Even if the House chooses not to gut the nation’s transit program, Boehner and others in the Republican leadership are still pressing to tie future transportation funding to highly speculative domestic oil and gas drilling. They would also require approval of the Keystone XL pipeline — just another sign that politics, not policy, is driving this transportation bill off the veritable bridge to nowhere.

But wait, there’s a lot more at stake. The House would eliminate the federal bridge repair program and leave the country’s 69,000 deficient bridges up to states and local governments. The measure may also end up diverting money that’s supposed to be used to improve air quality into road construction (hardly the way to reduce emissions) and even impose new rules on local agencies that provide bus and rail service that experts say will only increase government bureaucracy and waste.

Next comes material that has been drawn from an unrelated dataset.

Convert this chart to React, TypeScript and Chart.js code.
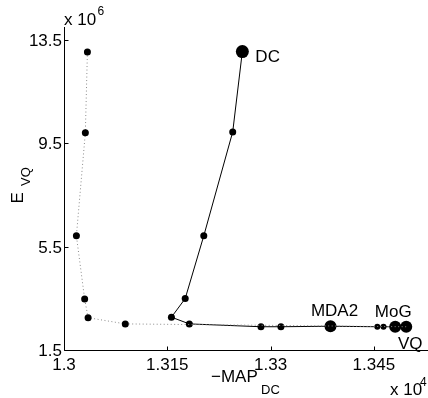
import React, { useEffect, useRef } from "react";
import { Chart, registerables } from "chart.js";

Chart.register(...registerables);

const xTicks = [1.3, 1.315, 1.33, 1.345];
const xTickLabels = ["1.3", "1.315", "1.33", "1.345"];
const yTicks = [1.5, 5.5, 9.5, 13.5];
const yTickLabels = ["1.5", "5.5", "9.5", "13.5"];

const dottedX = [1.3034, 1.3031, 1.3018, 1.303, 1.3035, 1.3089, 1.3497];
const dottedY = [13.03, 9.91, 5.92, 3.47, 2.75, 2.51, 2.4];
const dottedMarker = [3.5, 3.5, 3.5, 3.5, 3.5, 3.5, 0];

const solidX = [1.3259, 1.3245, 1.3203, 1.3176, 1.3156, 1.3182, 1.3286, 1.3315, 1.3387, 1.3455, 1.3464, 1.3481, 1.3497];
const solidY = [13.05, 9.94, 5.92, 3.49, 2.77, 2.51, 2.4, 2.4, 2.42, 2.4, 2.4, 2.4, 2.4];
const solidMarker = [6.5, 3.5, 3.5, 3.5, 3.5, 3.5, 3.5, 3.5, 6, 3, 3, 6, 6];

const pointLabels = ["DC", "MDA2", "MoG", "VQ"];
const pointLabelIndex = [0, 8, 11, 12];

const FONT = '"Liberation Sans", Arial, Helvetica, sans-serif';

export default function App() {
  const ref = useRef<HTMLCanvasElement | null>(null);

  useEffect(() => {
    if (!ref.current) return;
    const labelOffsets: [number, number, string][] = [
      [13, 10, "left"],
      [4, -10.5, "center"],
      [-2, -10, "center"],
      [4, 22, "center"],
    ];
    const axesPlugin = {
      id: "matlabAxes",
      afterDraw(chart: any) {
        const ctx = chart.ctx as CanvasRenderingContext2D;
        const xs = chart.scales.x;
        const ys = chart.scales.y;
        const ca = chart.chartArea;
        ctx.save();
        ctx.strokeStyle = "#000";
        ctx.lineWidth = 1;
        const left = Math.round(ca.left) + 0.5;
        const bottom = Math.round(ca.bottom) + 0.5;
        ctx.beginPath();
        ctx.moveTo(left, Math.round(ca.top));
        ctx.lineTo(left, bottom);
        ctx.lineTo(chart.width, bottom);
        ctx.stroke();
        // ticks
        ctx.beginPath();
        xTicks.forEach((v) => {
          const px = Math.round(xs.getPixelForValue(v)) + 0.5;
          ctx.moveTo(px, bottom);
          ctx.lineTo(px, bottom - 4);
        });
        yTicks.forEach((v) => {
          const py = Math.round(ys.getPixelForValue(v)) + 0.5;
          ctx.moveTo(left, py);
          ctx.lineTo(left + 4, py);
        });
        ctx.stroke();
        ctx.fillStyle = "#000";
        ctx.font = `17px ${FONT}`;
        ctx.textBaseline = "alphabetic";
        ctx.textAlign = "center";
        xTicks.forEach((v, i) => {
          ctx.fillText(xTickLabels[i], xs.getPixelForValue(v), 369.5);
        });
        ctx.textAlign = "right";
        yTicks.forEach((v, i) => {
          ctx.fillText(yTickLabels[i], 62, ys.getPixelForValue(v) + 6);
        });
        // exponents
        ctx.textAlign = "left";
        ctx.fillText("x 10", 64, 25);
        ctx.fillText("x 10", 390, 395);
        ctx.font = `12px ${FONT}`;
        ctx.fillText("6", 97.5, 15);
        ctx.fillText("4", 420, 385.5);
        // x label
        ctx.font = `17px ${FONT}`;
        ctx.fillText("\u2212MAP", 211, 381.5);
        ctx.font = `13px ${FONT}`;
        ctx.fillText("DC", 261, 393.5);
        // y label
        ctx.save();
        ctx.translate(22.5, 203.5);
        ctx.rotate(-Math.PI / 2);
        ctx.font = `17px ${FONT}`;
        ctx.fillText("E", 0, 0);
        ctx.restore();
        ctx.save();
        ctx.translate(30, 186);
        ctx.rotate(-Math.PI / 2);
        ctx.font = `13px ${FONT}`;
        ctx.fillText("VQ", 0, 0);
        ctx.restore();
        // point labels
        ctx.font = `17px ${FONT}`;
        pointLabels.forEach((t, i) => {
          const idx = pointLabelIndex[i];
          const px = xs.getPixelForValue(solidX[idx]);
          const py = ys.getPixelForValue(solidY[idx]);
          const [dx, dy, al] = labelOffsets[i];
          ctx.textAlign = al as CanvasTextAlign;
          ctx.fillText(t, px + dx, py + dy);
        });
        ctx.restore();
      },
    };

    const chart = new Chart(ref.current, {
      type: "scatter",
      data: {
        datasets: [
          {
            data: dottedX.map((x, i) => ({ x, y: dottedY[i] })),
            showLine: true,
            borderColor: "#8a8a8a",
            borderWidth: 1,
            borderDash: [1, 2.5],
            pointRadius: dottedMarker,
            pointBackgroundColor: "#000",
            pointBorderWidth: 0,
            pointBorderColor: "#000",
            clip: false,
          } as any,
          {
            data: solidX.map((x, i) => ({ x, y: solidY[i] })),
            showLine: true,
            borderColor: "#000",
            borderWidth: 1,
            pointRadius: solidMarker,
            pointBackgroundColor: "#000",
            pointBorderWidth: 0,
            pointBorderColor: "#000",
            clip: false,
          } as any,
        ],
      },
      options: {
        animation: false,
        responsive: false,
        events: [],
        layout: { autoPadding: false, padding: { left: 64, top: 27, right: 0, bottom: 48 } },
        plugins: { legend: { display: false }, tooltip: { enabled: false } },
        scales: {
          x: { type: "linear", display: false, min: 1.3, max: 1.35286 },
          y: { type: "linear", display: false, min: 1.5, max: 14 },
        },
      },
      plugins: [axesPlugin],
    });
    return () => chart.destroy();
  }, []);

  return (
    <div style={{ position: "absolute", left: 0, top: 0, width: 428, height: 398, background: "#fff" }}>
      <canvas ref={ref} width={428} height={398} style={{ width: 428, height: 398 }} />
    </div>
  );
}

What’s particularly distressing about the House’s original proposal is that rarely has the country been in greater need of transportation investment. The federal Highway Trust Fund is running on empty because the federal gas tax hasn’t been increased since 1993. Had the tax just been allowed to keep up with inflation since it was created in the 1950s, it would be 7 cents higher than the current 18.4 cents per gallon of gasoline.

Admittedly, the Obama administration has failed to show much leadership in this arena despite a looming March 31 deadline to extend transportation spending. The president’s $476 billion, six-year transportation reauthorization included in its Fiscal 2013 budget proposes a level of spending that’s appropriately high but unlikely to win Congressional approval. Worse, the administration wants to finance much of it through savings from reduced military operations in Iraq and Afghanistan, an uncertain funding source at best.

Polls show Americans hate the gas tax, and clearly, nobody in Washington is brave enough to even suggest raising it. Yet this failure to maintain adequate roads and transit is going to cost consumers as much as rising gasoline prices. As the nation’s economy picks up speed, traffic won’t. And getting stuck in gridlock while burning $4-a-gallon gasoline will be costly, as will be the time wasted and all the risks to human life posed by unsafe roads (not mention higher repair, insurance and maintenance costs).

Something close to the Senate bill — a short-term patch — is probably the most the nation can expect, at least until Congress and the White House craft a more serious solution to the nation’s worsening transportation woes. The motoring public should be at least as outraged by this failure to craft a long-term transportation policy (something well within the grasp of Congress) than upset by prices at the pump which, in a global energy market, are largely out of Washington’s control.